Le Congo et la Côte d’Ivoire sont sans doute les pays où l’expertise maçonnique en matière de règlement des conflits a le plus clairement échoué. Au pays de Denis Sassou Nguesso, affilié à la GLNF, et Pascal Lissouba, de tendance Grand Orient, l’activisme des maîtres n’a pu empêcher la bataille de Brazzaville en 1997 et ses milliers de morts. À Abidjan, le directoire du Forum de réconciliation nationale, qui s’est tenu en 2001, avait en son sein de nombreux « frères » : cela n’a pas suffi. Particulièrement influents au moment de la négociation des accords de Linas-Marcoussis, les « disciples d’Hiram » croyaient tenir leur revanche. Las ! Le texte sorti de cette table ronde déchirera pendant de longues années les différentes parties signataires…
Les pourfendeurs de la franc-maçonnerie dénoncent invariablement une passion des « réseaux » qui virerait souvent au népotisme pur et simple. Ils pointent ainsi du doigt l’existence de « bastions maçonniques » quasi imprenables. Hier il s’agissait d’Elf, la sulfureuse entreprise pétrolière, et d’Air Afrique. Aujourd’hui la Banque centrale des États de l’Afrique de l’Ouest (BCEAO) et la Banque des États de l’Afrique centrale (Beac) sont pointées du doigt. « Les jeunes gens n’arrivent pas francs-maçons à la BCEAO. Mais c’est un bon endroit pour le devenir, grâce au parrainage de collègues qui vous tiennent par la main », explique un bon connaisseur des institutions régionales.

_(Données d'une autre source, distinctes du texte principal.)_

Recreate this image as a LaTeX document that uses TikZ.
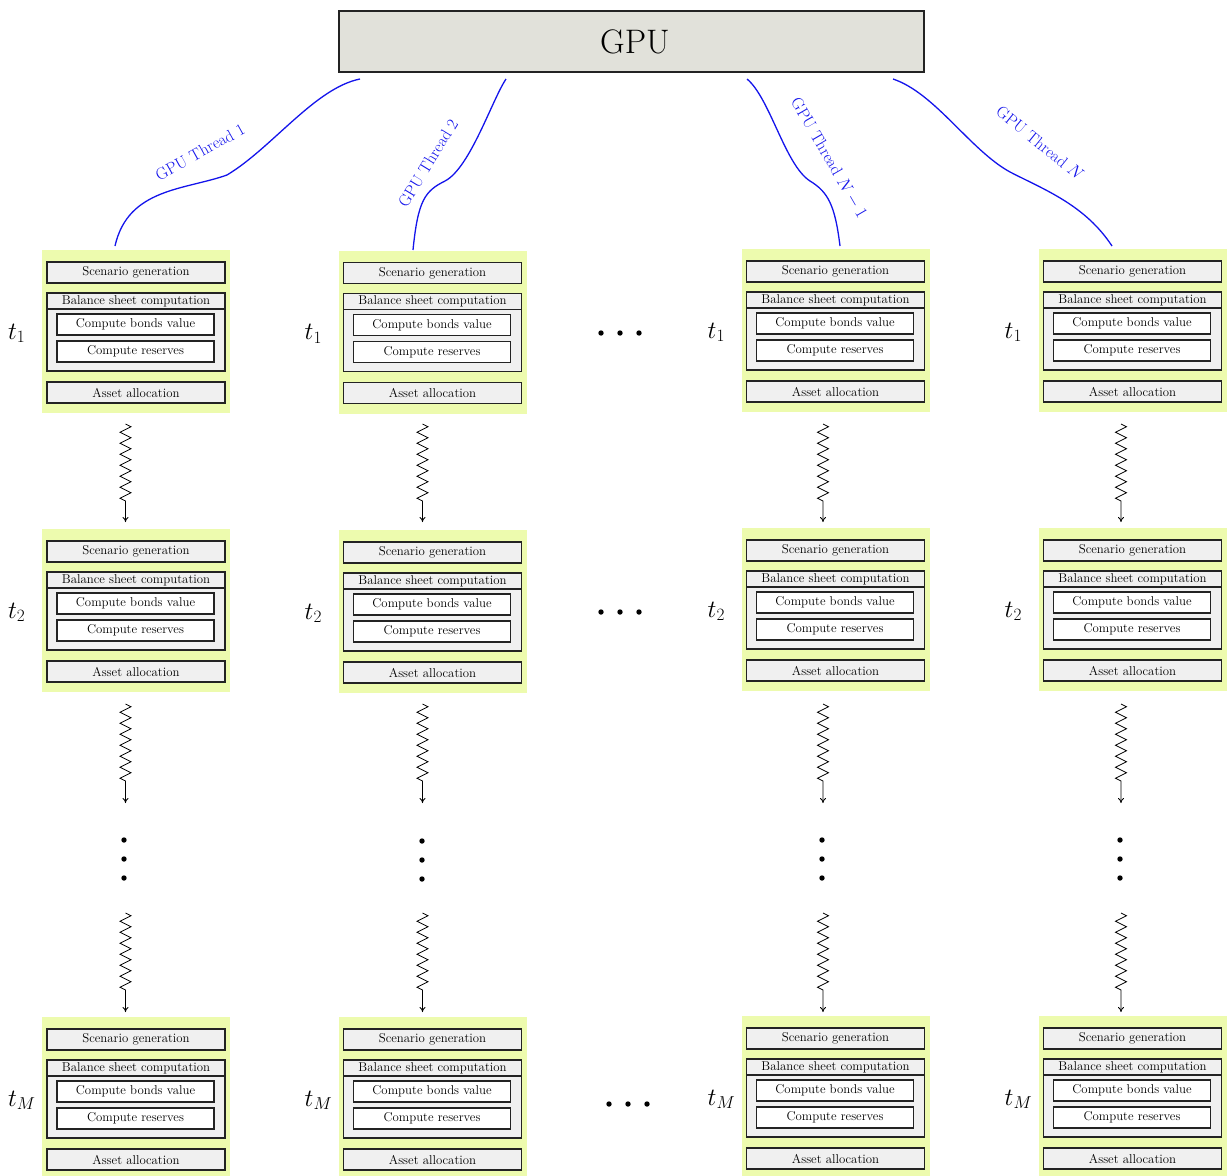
\documentclass[tikz,border=0pt]{standalone}
\usetikzlibrary{decorations.pathmorphing,arrows.meta}
\definecolor{yel}{RGB}{237,251,174}
\definecolor{boxgray}{RGB}{240,240,240}
\definecolor{gpugray}{RGB}{225,225,218}
\definecolor{edgec}{RGB}{35,35,35}
\definecolor{thr}{RGB}{20,20,235}
\tikzset{
  yblock/.style={fill=yel, draw=none, minimum width=188pt, minimum height=163pt, inner sep=0pt, outer sep=0pt},
  gbox/.style={draw=edgec, fill=boxgray, line width=1.1pt, minimum width=178pt, minimum height=21pt, inner sep=0pt, font=\fontsize{12.8}{14}\selectfont},
  wbox/.style={draw=edgec, fill=white, line width=1.1pt, minimum width=157pt, minimum height=21pt, inner sep=0pt, font=\fontsize{12.8}{14}\selectfont},
  tlab/.style={anchor=base west, inner sep=0pt, font=\fontsize{24}{28}\selectfont},
  gpubox/.style={draw=edgec, fill=gpugray, line width=1.1pt, minimum width=585pt, minimum height=61pt, inner sep=0pt, font=\fontsize{34}{40}\selectfont},
  thread/.style={draw=thr, line width=1.3pt},
  thlab/.style={text=thr, inner sep=0pt, font=\fontsize{16.5}{19}\selectfont},
  zigarrow/.style={decorate, decoration={zigzag, segment length=11pt, amplitude=5.5pt, pre length=0pt, post length=18pt}, -{To[length=5pt,width=6pt]}, line width=0.75pt},
  dotc/.style={fill=black}
}
\newcommand{\simblk}[4]{%
  \node[yblock] (#1) at (#2,#3) {};
  \node[gbox] (#1-sg) at (#2,#3-59) {Scenario generation};
  \node[gbox, minimum height=78pt] (#1-bs) at (#2,#3+0.5) {};
  \node[gbox, minimum height=16pt] (#1-bt) at (#2,#3-30.5) {Balance sheet computation};
  \node[wbox] (#1-cb) at (#2-0.5,#3-7) {Compute bonds value};
  \node[wbox] (#1-cr) at (#2-0.5,#3+20) {Compute reserves};
  \node[gbox] (#1-aa) at (#2,#3+61) {Asset allocation};
  \node[tlab] (#1-t) at (#2-128,#3+7.5) {$#4$};
}
\newcommand{\vdotsat}[2]{%
  \fill[dotc] (#1,#2) circle (2.7pt);
  \fill[dotc] (#1,#2+19) circle (2.7pt);
  \fill[dotc] (#1,#2+38) circle (2.7pt);
}
\newcommand{\hdotsat}[2]{%
  \fill[dotc] (#1,#2) circle (2.7pt);
  \fill[dotc] (#1+19,#2) circle (2.7pt);
  \fill[dotc] (#1+38,#2) circle (2.7pt);
}
\begin{document}
\begin{tikzpicture}[x=1pt,y=-1pt]
\useasboundingbox (0,0) rectangle (1227,1176);

% GPU
\node[gpubox] (gpu) at (631.5,41.5) {\hspace*{7pt}GPU};

% blocks
\simblk{a1}{136}{331.5}{t_1}
\simblk{a2}{136}{610.5}{t_2}
\simblk{a3}{136}{1098.5}{t_M}
\simblk{b1}{432.5}{332}{t_1}
\simblk{b2}{432.5}{611.5}{t_2}
\simblk{b3}{432.5}{1098.5}{t_M}
\simblk{c1}{835.5}{330.5}{t_1}
\simblk{c2}{835.5}{609.5}{t_2}
\simblk{c3}{835.5}{1097.5}{t_M}
\simblk{d1}{1132.5}{330.5}{t_1}
\simblk{d2}{1132.5}{609.5}{t_2}
\simblk{d3}{1132.5}{1097.5}{t_M}

% threads
\coordinate (g1) at (360,79);
\coordinate (g2) at (506,79);
\coordinate (g3) at (747,79);
\coordinate (g4) at (893,79);
\coordinate (e1) at (115,246);
\coordinate (e2) at (413,250);
\coordinate (e3) at (840,246);
\coordinate (e4) at (1112,246);
\coordinate (m1) at (227,175);
\coordinate (m2) at (445,181);
\coordinate (m3) at (810,181);
\coordinate (m4) at (1010,172);

\draw[thread] (g1) .. controls (315,88) and (272,148) .. (m1) .. controls (185,190) and (128,188) .. (e1);
\draw[thread] (g2) .. controls (492,100) and (470,168) .. (m2) .. controls (425,191) and (418,200) .. (e2);
\draw[thread] (g3) .. controls (770,98) and (785,165) .. (m3) .. controls (828,192) and (835,205) .. (e3);
\draw[thread] (g4) .. controls (935,93) and (970,150) .. (m4) .. controls (1045,190) and (1085,205) .. (e4);

\node[thlab, rotate=29] (l1) at (200,152) {GPU Thread 1};
\node[thlab, rotate=58.5] (l2) at (428,163) {GPU Thread 2};
\node[thlab, rotate=-60] (l3) at (829,158) {GPU Thread $N-1$};
\node[thlab, rotate=-39] (l4) at (1040,143) {GPU Thread $N$};

% zigzag arrows
\foreach \cx/\nm in {125.5/a,422.5/b,823/c,1121/d}{
  \coordinate (\nm z1s) at (\cx,424);
  \coordinate (\nm z1e) at (\cx,522);
  \coordinate (\nm z2s) at (\cx,704);
  \coordinate (\nm z2e) at (\cx,803);
  \coordinate (\nm z3s) at (\cx,913);
  \coordinate (\nm z3e) at (\cx,1012);
  \draw[zigarrow] (\nm z1s) -- (\nm z1e);
  \draw[zigarrow] (\nm z2s) -- (\nm z2e);
  \draw[zigarrow] (\nm z3s) -- (\nm z3e);
}

% vertical dots
\vdotsat{124}{840}
\vdotsat{422}{841}
\vdotsat{822}{840}
\vdotsat{1120}{840}

% horizontal dots
\hdotsat{601}{333}
\hdotsat{601}{612}
\hdotsat{609}{1104}
\end{tikzpicture}
\end{document}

Main invisible. Certains cadres de haut niveau dans le secteur privé dénoncent de leur côté le caractère souvent problématique de la « solidarité maçonnique ». « J’ai constaté que mon patron traitait avec une bienveillance particulière un certain nombre de dossiers, qui auraient été rejetés s’ils n’avaient pas été soumis par des entreprises dirigées par des francs-maçons, comme lui », dénonce un ancien membre d’un comité de crédit d’une banque régionale africaine. Attributions de marchés et recrutements porteraient, dans un certain nombre d’entreprises et d’institutions « maçonnées », la marque de la « main invisible ».
« C’est fait de manière très subtile, jamais directement, mais ça existe », insiste une responsable de haut niveau dans le consulting. Les « frères » reconnaissent que certains d’entre eux peuvent se servir des obédiences comme d’un instrument de lobbying. Mais leur ligne de défense est toute trouvée : sur un continent où les « petits coups de pouce » et l’utilisation immodérée des « réseaux » relèvent de la règle élémentaire, ils ne sont pas les seuls.